Arrivò la vigilia: Un giorno. Mi immagino una scatola: questo giorno è come una scatola – penso. Ci sto dentro con tutto ciò che posso e non guardo a domani. Non guardo avanti. Ciò che c’è dietro è già nella scatola. Ci sto dentro e non esco. Vivo il momento.
Come in tutte le situazioni particolari e intense, ci sono già delle canzoni che ritornano, che mi piacciono, e le metto, e mi ritrovo a cercarle nel silenzio di casa, nella testa. Canto incerta col pensiero, la voce stenta. Le rimetto su. E finisce che queste canzoni e questi giorni si sposano.
Una è “Back to black” di Amy Winehouse. L’altra è “Always everywhere” di K’s Choice. Con la prima, pochi giorni fa, ci siamo messi a ballare: io e il mio bambino vicino e lontano.

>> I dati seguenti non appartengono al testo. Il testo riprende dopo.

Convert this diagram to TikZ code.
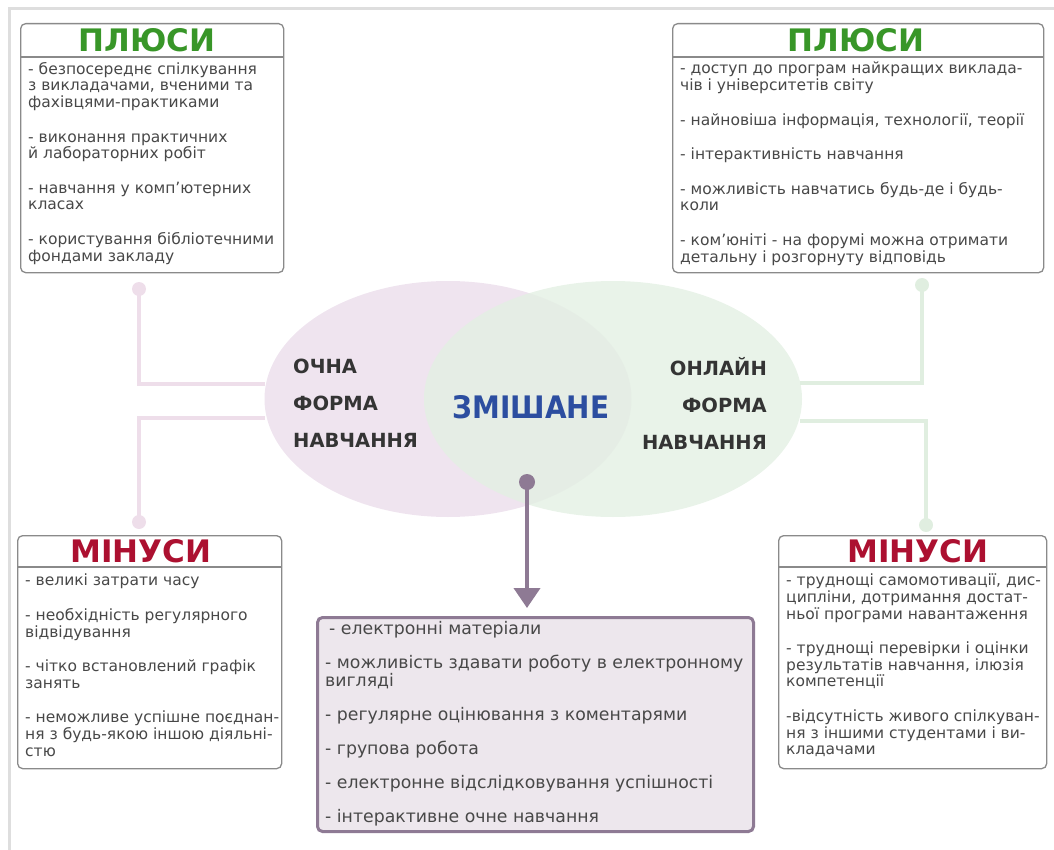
\documentclass[tikz,border=0pt]{standalone}
\usepackage{fontspec}
\setmainfont{DejaVu Sans}
\newfontfamily\condfont{DejaVu Sans Condensed}
\usetikzlibrary{positioning}
\usetikzlibrary{calc}
\usetikzlibrary{arrows.meta}
\usetikzlibrary{shapes.geometric}

\definecolor{plusgreen}{RGB}{56,150,40}
\definecolor{minusred}{RGB}{172,16,48}
\definecolor{mixblue}{RGB}{44,78,160}
\definecolor{bodygrey}{RGB}{72,72,72}
\definecolor{formgrey}{RGB}{52,52,52}
\definecolor{framegrey}{RGB}{138,138,138}
\definecolor{pagegrey}{RGB}{222,222,222}
\definecolor{pinkfill}{RGB}{239,228,239}
\definecolor{greenfill}{RGB}{227,240,227}
\definecolor{pinkline}{RGB}{238,222,234}
\definecolor{greenline}{RGB}{224,238,224}
\definecolor{mixpurple}{RGB}{142,122,148}
\definecolor{mixfill}{RGB}{237,231,237}

\begin{document}
\begin{tikzpicture}[x=1pt, y=-1pt,
    box/.style={draw=framegrey, line width=1.3pt, rounded corners=5pt, fill=white, anchor=north west, inner sep=0pt},
    headline/.style={draw=framegrey, line width=1.3pt},
    plustitle/.style={font=\fontsize{31}{31}\selectfont\bfseries, text=plusgreen},
    minustitle/.style={font=\fontsize{31}{31}\selectfont\bfseries, text=minusred},
    list/.style={font=\fontsize{15.5}{16.6}\selectfont, text=bodygrey, align=left, anchor=north west, inner sep=0pt},
    mixlist/.style={list, font=\fontsize{17.3}{18}\selectfont},
    form/.style={font=\fontsize{19.5}{37}\selectfont\bfseries, text=formgrey, inner sep=0pt},
    wiredot/.style={circle, minimum size=14pt, inner sep=0pt},
    pinkwire/.style={draw=pinkline, line width=4pt},
    greenwire/.style={draw=greenline, line width=4pt},
  ]
  \useasboundingbox (0,0) rectangle (1054,850);
  \draw[pagegrey, line width=3pt] (9,850) -- (9,9) -- (1054,9);

  % the two forms and the blend
  \node[ellipse, fill=pinkfill, minimum width=367pt, minimum height=236pt, inner sep=0pt] (ochnaEll) at (448,399) {};
  \node[ellipse, fill=greenfill, fill opacity=0.8, minimum width=378pt, minimum height=236pt, inner sep=0pt] (onlineEll) at (613,399) {};
  \node[form, align=left, anchor=west] (ochna) at (293,403) {ОЧНА\\ФОРМА\\НАВЧАННЯ};
  \node[form, align=right, anchor=east] (online) at (767,403) {ОНЛАЙН\\ФОРМА\\НАВЧАННЯ};
  \node[font=\condfont\bfseries\fontsize{31}{31}\selectfont, text=mixblue] (mix) at (531,407) {ЗМІШАНЕ};

  % pluses and minuses of the full-time form
  \node[box, minimum width=263pt, minimum height=249pt] (plusL) at (20,23) {};
  \draw[headline] ([yshift=-34pt]plusL.north west) -- ([yshift=-34pt]plusL.north east);
  \node[plustitle] (plusLt) at ([xshift=-5pt, yshift=-17pt]plusL.north) {ПЛЮСИ};
  \node[list] (plusLx) at (28,62) {- безпосереднє спілкування\\з викладачами, вченими та\\фахівцями-практиками\\[18pt]
    - виконання практичних\\й лабораторних робіт\\[18pt]
    - навчання у комп’ютерних\\класах\\[18pt]
    - користування бібліотечними\\фондами закладу};

  \node[box, minimum width=264pt, minimum height=233pt] (minusL) at (17,535) {};
  \draw[headline] ([yshift=-32pt]minusL.north west) -- ([yshift=-32pt]minusL.north east);
  \node[minustitle] (minusLt) at ([xshift=-9pt, yshift=-16pt]minusL.north) {МІНУСИ};
  \node[list] (minusLx) at (25,574) {- великі затрати часу\\[18pt]
    - необхідність регулярного\\відвідування\\[18pt]
    - чітко встановлений графік\\занять\\[18pt]
    - неможливе успішне поєднан-\\ня з будь-якою іншою діяльні-\\стю};

  % pluses and minuses of the online form
  \node[box, minimum width=371pt, minimum height=249pt] (plusR) at (672,23) {};
  \draw[headline] ([yshift=-34pt]plusR.north west) -- ([yshift=-34pt]plusR.north east);
  \node[plustitle] (plusRt) at ([xshift=-2pt, yshift=-17pt]plusR.north) {ПЛЮСИ};
  \node[list] (plusRx) at (680,62) {- доступ до програм найкращих виклада-\\чів і університетів світу\\[18pt]
    - найновіша інформація, технології, теорії\\[18pt]
    - інтерактивність навчання\\[18pt]
    - можливість навчатись будь-де і будь-\\коли\\[18pt]
    - ком’юніті - на форумі можна отримати\\детальну і розгорнуту відповідь};

  \node[box, minimum width=268pt, minimum height=233pt] (minusR) at (778,535) {};
  \draw[headline] ([yshift=-32pt]minusR.north west) -- ([yshift=-32pt]minusR.north east);
  \node[minustitle] (minusRt) at ([xshift=5pt, yshift=-16pt]minusR.north) {МІНУСИ};
  \node[list] (minusRx) at (786,574) {- труднощі самомотивації, дис-\\ципліни, дотримання достат-\\ньої програми навантаження\\[18pt]
    - труднощі перевірки і оцінки\\результатів навчання, ілюзія\\компетенції\\[18pt]
    -відсутність живого спілкуван-\\ня з іншими студентами і ви-\\кладачами};

  % blended learning
  \node[box, draw=mixpurple, fill=mixfill, line width=3pt, minimum width=436pt, minimum height=214pt] (mixBox) at (316,616) {};
  \node[mixlist] (mixx) at (325,621) {\hspace*{4pt}- електронні матеріали\\[16pt]
    - можливість здавати роботу в електронному\\вигляді\\[16pt]
    - регулярне оцінювання з коментарями\\[16pt]
    - групова робота\\[16pt]
    - електронне відслідковування успішності\\[16pt]
    - інтерактивне очне навчання};

  % wires
  \node[wiredot, fill=pinkline] (dotTL) at (139,289) {};
  \node[wiredot, fill=pinkline] (dotBL) at (139,522) {};
  \node[wiredot, fill=greenline] (dotTR) at (922,285) {};
  \node[wiredot, fill=greenline] (dotBR) at (926,525) {};
  \coordinate (jTL) at (265,384);
  \coordinate (jBL) at (265,418);
  \coordinate (jTR) at (800,383);
  \coordinate (jBR) at (800,421);
  \draw[pinkwire] (dotTL.center) |- (jTL);
  \draw[pinkwire] (jBL) -| (dotBL.center);
  \draw[greenwire] (dotTR.center) |- (jTR);
  \draw[greenwire] (jBR) -| (dotBR.center);

  \node[wiredot, fill=mixpurple, minimum size=16pt] (dotMix) at (527,482) {};
  \draw[mixpurple, line width=4pt, -{Triangle[width=26pt,length=20pt]}, shorten >=8pt] (dotMix.center) -- (dotMix |- mixBox.north);
\end{tikzpicture}
\end{document}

Una mano teneva la pancia accarezzandolo. L’altra stava alzata, si muoveva nell’aria, mentre cullavo il bacino, dondolavo piano, e in quei momenti diventavi “tu” perché avevo stabilito spontaneamente un contatto così vivo da riconoscerti. Mi chiedo se mi hai sentito come io ti sentivo, più spiritualmente, amorevolmente, infinitamente, che col corpo fisico.
Stamattina, invece, ho messo su l’altra canzone, ma è come fosse lei che ha cercato me. Andrà sul cd che ho intenzione di prepararti per cullarti, in pancia e dopo, quando sarai nato: sto già pensando ai pezzi, e questa è dolcissima e parla della mamma. Perciò è perfetta.
Ma oggi ho fatto una cosa speciale per starti vicino e per star vicina a me: testo alla mano, avanti e indietro, pause e play, mi sono messa a studiare la canzone e a cantarla. La voce era incerta perché non la sa ancora bene, ma nelle righe che ho già imparato meglio mi lasciavo cantare con voce piena. Questo è il mio regalo per noi due, oggi.
Presto comincerai a sentire davvero la mia voce: per questo inizio a preparare, per te, le canzoni più belle.
Sta tornando il sole, dopo giorni e giorni di grigio. So che è di buon auspicio.
Domani sarà un giorno di festa.
Io piango ancora, ancora adesso, quando ascolto queste canzoni.
Patrick ha cinque anni, sta bene. Ma la gioia non arrivò subito, quel dodici marzo: ci volle il crollo, prima, i nervi che dovevano poter cedere. Poi la verità buona salì a galla, mi venne a prendere come una scialuppa di salvataggio. E il mondo si spalancò di nuovo.